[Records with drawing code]
* Start *

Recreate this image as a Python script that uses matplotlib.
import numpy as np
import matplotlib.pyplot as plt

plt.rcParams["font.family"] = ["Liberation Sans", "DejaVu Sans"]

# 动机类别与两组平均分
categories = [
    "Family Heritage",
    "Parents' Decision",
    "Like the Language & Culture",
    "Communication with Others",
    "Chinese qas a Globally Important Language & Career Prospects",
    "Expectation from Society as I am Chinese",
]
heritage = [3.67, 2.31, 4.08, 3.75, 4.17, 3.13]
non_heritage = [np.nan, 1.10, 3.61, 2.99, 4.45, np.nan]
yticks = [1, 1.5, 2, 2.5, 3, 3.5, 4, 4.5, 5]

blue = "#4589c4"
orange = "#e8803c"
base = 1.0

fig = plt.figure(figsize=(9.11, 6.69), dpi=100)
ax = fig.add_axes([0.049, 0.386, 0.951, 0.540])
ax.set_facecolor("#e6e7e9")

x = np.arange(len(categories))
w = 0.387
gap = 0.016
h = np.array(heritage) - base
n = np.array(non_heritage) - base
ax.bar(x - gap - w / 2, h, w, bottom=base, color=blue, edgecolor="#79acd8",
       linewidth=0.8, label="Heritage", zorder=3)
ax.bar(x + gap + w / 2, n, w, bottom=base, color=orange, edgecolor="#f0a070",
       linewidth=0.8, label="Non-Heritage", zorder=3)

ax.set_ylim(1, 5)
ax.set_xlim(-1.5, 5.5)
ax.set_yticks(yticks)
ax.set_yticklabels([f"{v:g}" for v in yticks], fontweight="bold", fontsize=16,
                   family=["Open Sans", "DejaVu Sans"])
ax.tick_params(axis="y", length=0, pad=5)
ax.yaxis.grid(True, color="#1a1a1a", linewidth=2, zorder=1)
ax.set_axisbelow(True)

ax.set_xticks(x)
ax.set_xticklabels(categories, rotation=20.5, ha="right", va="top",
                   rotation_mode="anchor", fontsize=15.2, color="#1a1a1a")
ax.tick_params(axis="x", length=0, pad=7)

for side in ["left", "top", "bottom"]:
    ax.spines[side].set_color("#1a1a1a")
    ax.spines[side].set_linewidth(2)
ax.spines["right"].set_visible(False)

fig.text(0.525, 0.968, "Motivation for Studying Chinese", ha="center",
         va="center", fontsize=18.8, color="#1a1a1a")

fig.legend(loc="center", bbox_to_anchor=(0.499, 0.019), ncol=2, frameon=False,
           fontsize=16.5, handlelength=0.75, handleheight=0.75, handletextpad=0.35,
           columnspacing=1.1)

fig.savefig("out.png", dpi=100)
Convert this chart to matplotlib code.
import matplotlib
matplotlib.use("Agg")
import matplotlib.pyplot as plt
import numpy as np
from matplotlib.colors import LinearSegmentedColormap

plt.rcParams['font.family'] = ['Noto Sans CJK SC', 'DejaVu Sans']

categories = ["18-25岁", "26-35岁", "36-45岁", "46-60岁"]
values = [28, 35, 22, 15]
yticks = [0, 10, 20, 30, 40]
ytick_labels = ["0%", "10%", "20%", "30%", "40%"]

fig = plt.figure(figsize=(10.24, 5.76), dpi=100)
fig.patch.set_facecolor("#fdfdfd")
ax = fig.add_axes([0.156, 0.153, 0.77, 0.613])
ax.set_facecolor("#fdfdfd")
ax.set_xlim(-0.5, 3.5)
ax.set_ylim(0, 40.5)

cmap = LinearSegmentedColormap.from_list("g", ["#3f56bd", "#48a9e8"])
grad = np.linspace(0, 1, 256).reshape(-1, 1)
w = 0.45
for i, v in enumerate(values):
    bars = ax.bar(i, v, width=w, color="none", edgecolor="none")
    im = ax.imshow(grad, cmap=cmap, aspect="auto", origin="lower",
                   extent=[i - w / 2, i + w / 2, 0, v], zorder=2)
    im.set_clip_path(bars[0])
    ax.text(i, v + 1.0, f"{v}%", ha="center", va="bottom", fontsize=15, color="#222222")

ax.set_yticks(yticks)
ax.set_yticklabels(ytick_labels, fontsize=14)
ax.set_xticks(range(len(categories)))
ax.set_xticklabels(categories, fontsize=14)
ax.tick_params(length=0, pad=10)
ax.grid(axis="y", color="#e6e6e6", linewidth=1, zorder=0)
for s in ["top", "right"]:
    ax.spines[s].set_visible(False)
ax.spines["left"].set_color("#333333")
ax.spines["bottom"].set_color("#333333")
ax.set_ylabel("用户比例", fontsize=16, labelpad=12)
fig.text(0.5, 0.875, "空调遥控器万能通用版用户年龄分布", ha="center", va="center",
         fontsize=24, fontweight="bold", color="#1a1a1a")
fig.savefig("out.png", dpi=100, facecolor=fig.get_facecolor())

* End *

Reproduce word for word the material above, beginning with the line that contains "Convert this chart to matplotlib code." and ending with the line that contains "plt.rcParams['font.family'] = ['Noto".

Solution below
Convert this chart to matplotlib code.
import matplotlib
matplotlib.use("Agg")
import matplotlib.pyplot as plt
import numpy as np
from matplotlib.colors import LinearSegmentedColormap

plt.rcParams['font.family'] = ['Noto Sans CJK SC', 'DejaVu Sans']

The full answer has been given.